Stated problem:
Return the material exactly, first line through the line containing "import matplotlib.pyplot as plt", and nothing more. Pictures stay out.

-- start --

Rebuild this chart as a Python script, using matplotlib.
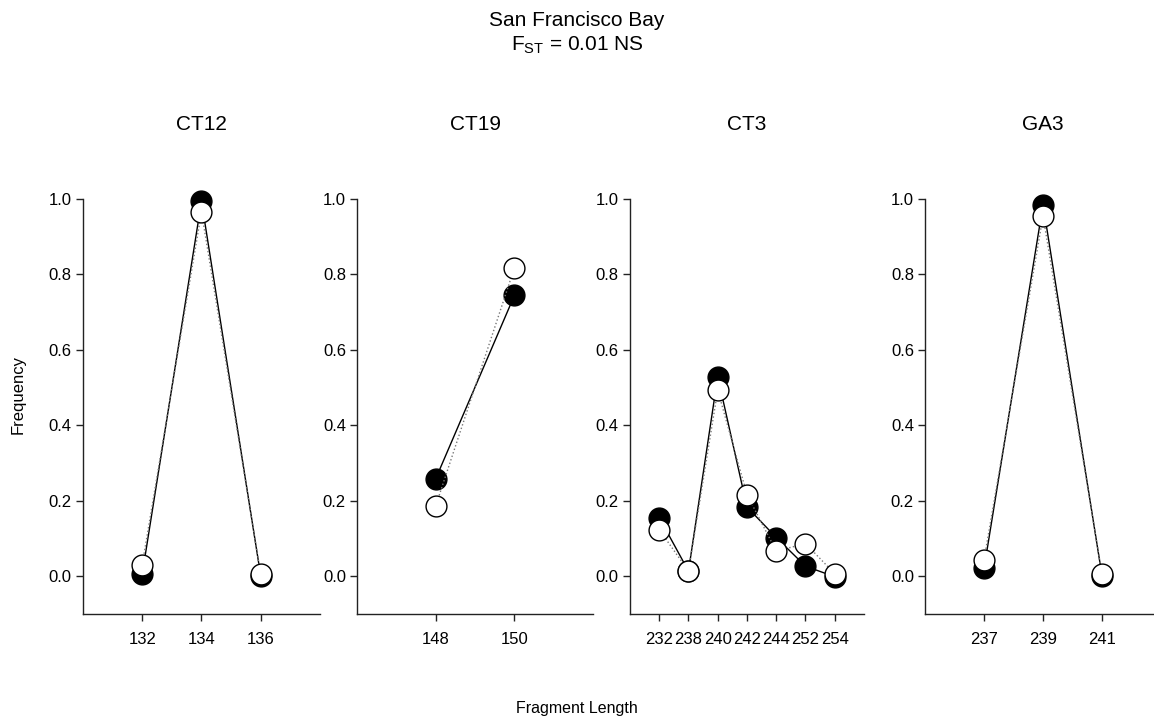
import matplotlib
matplotlib.use("Agg")
import matplotlib.pyplot as plt

plt.rcParams['font.family'] = ['Liberation Sans', 'DejaVu Sans']
plt.rcParams['mathtext.fontset'] = 'custom'
plt.rcParams['mathtext.rm'] = 'Liberation Sans'

# loci and allele frequencies (filled = sample 1, open = sample 2)
loci = ["CT12", "CT19", "CT3", "GA3"]

ct12_len = [132, 134, 136]
ct12_filled = [0.005, 0.994, 0.0]
ct12_open = [0.030, 0.966, 0.004]

ct19_len = [148, 150]
ct19_filled = [0.258, 0.744]
ct19_open = [0.186, 0.817]

ct3_len = ["232", "238", "240", "242", "244", "252", "254"]
ct3_filled = [0.155, 0.013, 0.529, 0.183, 0.102, 0.026, -0.002]
ct3_open = [0.123, 0.013, 0.493, 0.216, 0.066, 0.086, 0.006]

ga3_len = [237, 239, 241]
ga3_filled = [0.020, 0.985, 0.0]
ga3_open = [0.043, 0.955, 0.004]

fig = plt.figure(figsize=(11.54, 7.22), dpi=100)

# axes boxes in figure fractions
boxes = [
    [0.0719, 0.150, 0.2054, 0.5744],
    [0.3094, 0.150, 0.2045, 0.5744],
    [0.5459, 0.150, 0.2028, 0.5744],
    [0.8016, 0.150, 0.2045, 0.5744],
]

panels = [
    (ct12_len, ct12_filled, ct12_open, (130, 138), ct12_len, None),
    (ct19_len, ct19_filled, ct19_open, (146, 152), ct19_len, None),
    (list(range(len(ct3_len))), ct3_filled, ct3_open, (-1, 7), list(range(len(ct3_len))), ct3_len),
    (ga3_len, ga3_filled, ga3_open, (235, 243), ga3_len, None),
]

for box, name, (x, f, o, xl, ticks, labels) in zip(boxes, loci, panels):
    ax = fig.add_axes(box)
    ax.plot(x, f, color='black', lw=1.0, marker='o', ms=15,
            mfc='black', mec='black', mew=1.0, clip_on=False, zorder=3)
    ax.plot(x, o, color='#777777', lw=1.0, ls=':', marker='o', ms=15,
            mfc='white', mec='black', mew=1.0, clip_on=False, zorder=4)
    ax.set_xlim(*xl)
    ax.set_ylim(-0.1, 1.0)
    ax.set_yticks([0.0, 0.2, 0.4, 0.6, 0.8, 1.0])
    ax.set_yticklabels(["0.0", "0.2", "0.4", "0.6", "0.8", "1.0"])
    ax.set_xticks(ticks)
    if labels is not None:
        ax.set_xticklabels(labels)
    for s in ['top', 'right']:
        ax.spines[s].set_visible(False)
    for s in ['left', 'bottom']:
        ax.spines[s].set_color('#222222')
        ax.spines[s].set_linewidth(1.0)
    ax.tick_params(direction='out', length=5, width=1.0, color='#222222',
                   labelsize=12)
    ax.tick_params(axis='y', pad=3)
    ax.tick_params(axis='x', pad=8)
    ax.set_title(name, fontsize=15, pad=50)

fig.text(0.5, 0.972, "San Francisco Bay", ha='center', va='center', fontsize=15)
fig.text(0.5, 0.937, r"F$_{\mathrm{ST}}$ = 0.01 NS", ha='center', va='center', fontsize=15)
fig.text(0.016, 0.453, "Frequency", rotation=90, ha='center', va='center', fontsize=12)
fig.text(0.5, 0.019, "Fragment Length", ha='center', va='center', fontsize=11.5)

fig.savefig("out.png", dpi=100)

-- end --

Complete response:
Rebuild this chart as a Python script, using matplotlib.
import matplotlib
matplotlib.use("Agg")
import matplotlib.pyplot as plt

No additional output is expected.